I'd seen most of the other films already.
The opening feature was the Irish documentary Today is Better Than Two Tomorrows, which was filmed in Laos by director Anna Rodgers. Beautifully shot and interspersed with philosophical quotations, it's an intimate portrait of two boys who seem destined to live the same hand-to-mouth existence as subsistence farmers as their parents. An uncle convinces the families to send the boys to Luang Prabang. One enters the monkhood, where he'll spend 10 years in meditation and getting an education. The other attends a school. I was grateful for the scenes that showed the temples and monastic life around Luang Prabang. Because I was on a working weekend, and concerned with covering the festival, I didn't take much time out for touristy things like visiting the temples.
On the van ride from the airport, I ran into Stirling Silliphant, who I became acquainted with years ago when he was living in Bangkok and playing in a co-worker's rock band, the Eastbound Downers. Stirling, son of the famous screenwriter, was there representing the Vietnam-based Indochina Film Arts Foundation, one of the festival's "gold sponsors".
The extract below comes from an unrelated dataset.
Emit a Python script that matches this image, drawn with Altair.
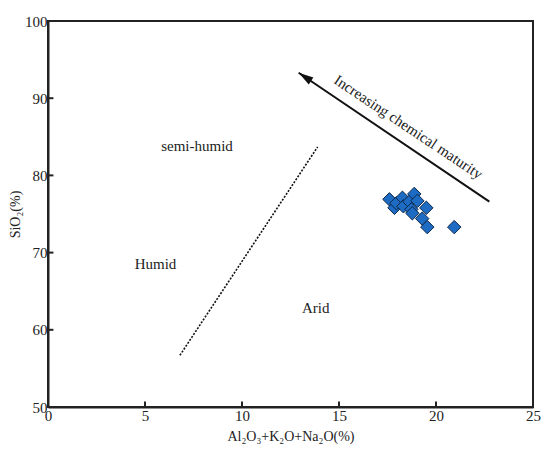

I also met Blaine Johnson, who was providing technical support for Open Air Cinema, an American company that specializes in inflatable movie screens for outdoor screenings. While the once-popular outdoor cinema screenings are becoming thing of the past in Thailand, Blaine says they are all the rage in the U.S., where park districts put on shows. For the Luang Prabang fest, Jay had a conventional fixed screen, 20 feet by 11.5 feet, which was a bit small. But that was within the small budget of the festival. A large Sony projector provided by Lao Star TV beamed the images from DVD files ripped onto a laptop.
Lao pop singer Alexandra Bounxouei was the mistress of ceremonies on opening night, providing bilingual translation of the speeches by Kuperman and the various Lao government dignitaries.
There were only a few noticeable technical difficulties. Moisture in the projector lens made a red splotch on the screen that sometimes made it look like someone's head was bleeding.
And sadly, one of the films playing this weekend that I hadn't seen, Kelvin Tong's Singaporean ghost thriller The Maid, had a problem with its file, which had apparently been ripped from VCD and send on a DVD. It was pixellated and running poorly and then gave up the ghost entirely about halfway through. I had a great time watching it with the Lao kids in the crowd, who screamed and covered their eyes to keep from being scared.
Later in the evening, for movies like Adrift from Vietnam or Karaoke from Malaysia, the audience tended to drift away, but like any festival, there's a hard-core of die-hard viewers who'll watch them all.
The Lao movies like Sabaidee Luang Prabang starring Ananda Everingham tended to attract the biggest audiences, showing there's a hunger for local movies.